» Task material:
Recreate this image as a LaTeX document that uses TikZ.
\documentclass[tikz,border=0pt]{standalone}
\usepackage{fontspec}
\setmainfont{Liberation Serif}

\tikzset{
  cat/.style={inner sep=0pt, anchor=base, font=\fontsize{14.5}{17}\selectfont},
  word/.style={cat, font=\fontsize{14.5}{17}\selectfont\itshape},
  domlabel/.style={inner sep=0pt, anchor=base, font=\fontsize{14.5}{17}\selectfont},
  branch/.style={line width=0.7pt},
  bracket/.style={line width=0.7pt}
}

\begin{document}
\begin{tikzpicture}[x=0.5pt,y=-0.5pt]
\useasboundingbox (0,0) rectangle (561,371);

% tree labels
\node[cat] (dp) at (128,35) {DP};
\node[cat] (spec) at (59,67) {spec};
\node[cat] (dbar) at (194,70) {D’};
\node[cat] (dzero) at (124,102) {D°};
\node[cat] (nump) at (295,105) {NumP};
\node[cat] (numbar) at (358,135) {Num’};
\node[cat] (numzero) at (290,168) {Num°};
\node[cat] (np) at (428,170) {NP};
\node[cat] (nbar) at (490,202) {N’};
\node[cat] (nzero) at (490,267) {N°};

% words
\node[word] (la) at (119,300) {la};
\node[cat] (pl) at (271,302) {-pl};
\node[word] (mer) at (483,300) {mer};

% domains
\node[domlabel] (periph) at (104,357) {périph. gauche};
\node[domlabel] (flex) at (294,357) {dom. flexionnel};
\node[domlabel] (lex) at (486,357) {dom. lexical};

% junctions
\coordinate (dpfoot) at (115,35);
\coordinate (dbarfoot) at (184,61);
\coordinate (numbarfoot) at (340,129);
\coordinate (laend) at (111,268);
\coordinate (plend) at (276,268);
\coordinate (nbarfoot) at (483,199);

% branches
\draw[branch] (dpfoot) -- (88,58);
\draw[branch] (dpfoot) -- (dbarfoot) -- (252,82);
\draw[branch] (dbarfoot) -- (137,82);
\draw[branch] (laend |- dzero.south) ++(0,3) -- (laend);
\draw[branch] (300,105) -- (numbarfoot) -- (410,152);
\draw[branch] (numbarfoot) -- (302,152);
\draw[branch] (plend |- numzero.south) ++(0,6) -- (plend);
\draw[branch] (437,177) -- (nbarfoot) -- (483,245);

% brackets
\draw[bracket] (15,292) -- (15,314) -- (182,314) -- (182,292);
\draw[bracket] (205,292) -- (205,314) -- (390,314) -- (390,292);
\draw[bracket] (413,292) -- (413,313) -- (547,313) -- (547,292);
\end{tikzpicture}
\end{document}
==
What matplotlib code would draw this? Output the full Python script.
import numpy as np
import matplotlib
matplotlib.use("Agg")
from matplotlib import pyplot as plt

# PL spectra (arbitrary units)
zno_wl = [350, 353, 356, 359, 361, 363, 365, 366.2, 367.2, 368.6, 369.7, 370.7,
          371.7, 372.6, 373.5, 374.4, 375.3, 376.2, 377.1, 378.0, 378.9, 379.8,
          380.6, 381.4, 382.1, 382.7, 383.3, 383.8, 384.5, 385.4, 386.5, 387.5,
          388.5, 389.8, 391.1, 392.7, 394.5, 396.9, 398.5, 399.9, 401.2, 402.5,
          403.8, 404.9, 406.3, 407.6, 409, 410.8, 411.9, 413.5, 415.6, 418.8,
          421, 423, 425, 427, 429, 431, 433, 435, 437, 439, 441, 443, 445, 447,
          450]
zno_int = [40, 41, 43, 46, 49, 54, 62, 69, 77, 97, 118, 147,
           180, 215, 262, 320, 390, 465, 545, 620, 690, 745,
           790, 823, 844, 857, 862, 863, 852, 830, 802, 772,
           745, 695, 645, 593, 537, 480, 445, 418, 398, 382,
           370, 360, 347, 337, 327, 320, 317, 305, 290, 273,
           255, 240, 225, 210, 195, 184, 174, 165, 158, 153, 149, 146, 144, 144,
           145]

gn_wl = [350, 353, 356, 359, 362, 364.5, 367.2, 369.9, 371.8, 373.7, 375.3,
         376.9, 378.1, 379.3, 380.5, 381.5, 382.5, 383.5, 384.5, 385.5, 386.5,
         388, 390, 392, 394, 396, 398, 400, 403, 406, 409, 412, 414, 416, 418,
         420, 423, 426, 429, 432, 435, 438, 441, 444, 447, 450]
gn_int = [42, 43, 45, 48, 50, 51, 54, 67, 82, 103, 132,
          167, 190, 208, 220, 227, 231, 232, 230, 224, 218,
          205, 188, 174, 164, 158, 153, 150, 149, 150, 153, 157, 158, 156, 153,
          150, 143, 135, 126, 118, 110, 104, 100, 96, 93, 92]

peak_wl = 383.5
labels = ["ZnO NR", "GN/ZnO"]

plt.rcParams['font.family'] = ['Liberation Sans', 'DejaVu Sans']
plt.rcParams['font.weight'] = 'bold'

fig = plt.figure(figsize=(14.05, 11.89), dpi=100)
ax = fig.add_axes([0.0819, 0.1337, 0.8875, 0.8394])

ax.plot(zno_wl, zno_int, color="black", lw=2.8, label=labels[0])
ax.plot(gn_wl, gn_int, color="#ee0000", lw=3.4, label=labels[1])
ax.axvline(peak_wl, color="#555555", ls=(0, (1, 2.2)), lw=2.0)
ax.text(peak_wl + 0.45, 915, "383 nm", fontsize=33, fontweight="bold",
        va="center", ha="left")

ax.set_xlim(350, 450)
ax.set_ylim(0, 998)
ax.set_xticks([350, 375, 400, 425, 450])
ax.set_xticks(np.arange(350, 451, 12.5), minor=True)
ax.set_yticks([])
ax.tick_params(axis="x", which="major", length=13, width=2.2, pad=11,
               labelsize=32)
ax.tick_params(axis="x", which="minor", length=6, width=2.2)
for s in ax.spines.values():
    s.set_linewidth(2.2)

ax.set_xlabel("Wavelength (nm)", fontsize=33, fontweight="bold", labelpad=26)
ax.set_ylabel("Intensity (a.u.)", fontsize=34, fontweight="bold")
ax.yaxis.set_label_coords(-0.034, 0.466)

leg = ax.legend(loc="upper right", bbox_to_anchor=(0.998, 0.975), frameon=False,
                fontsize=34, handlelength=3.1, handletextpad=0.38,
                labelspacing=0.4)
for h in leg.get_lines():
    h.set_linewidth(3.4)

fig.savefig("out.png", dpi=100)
==
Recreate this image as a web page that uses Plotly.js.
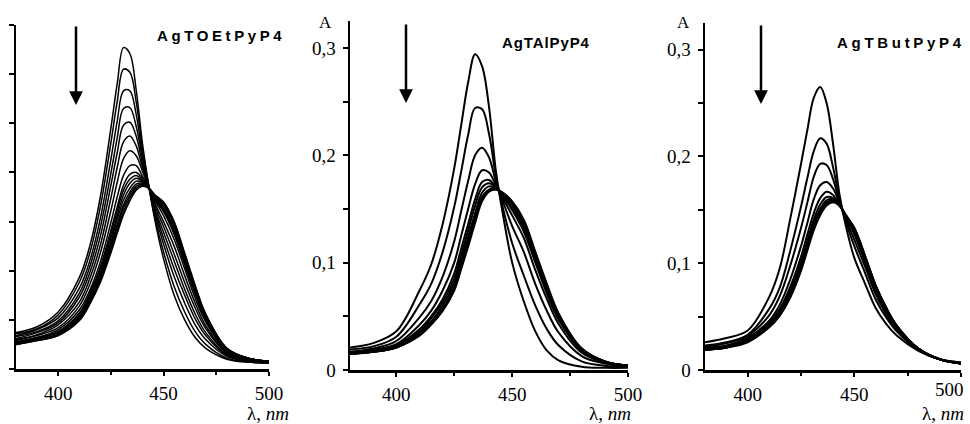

» Task details:
The lines to extract from the data above begin with the line containing "What matplotlib code" and end with the line containing "from matplotlib import pyplot as plt". Extract them exactly, including both.

» Output of the task:
What matplotlib code would draw this? Output the full Python script.
import numpy as np
import matplotlib
matplotlib.use("Agg")
from matplotlib import pyplot as plt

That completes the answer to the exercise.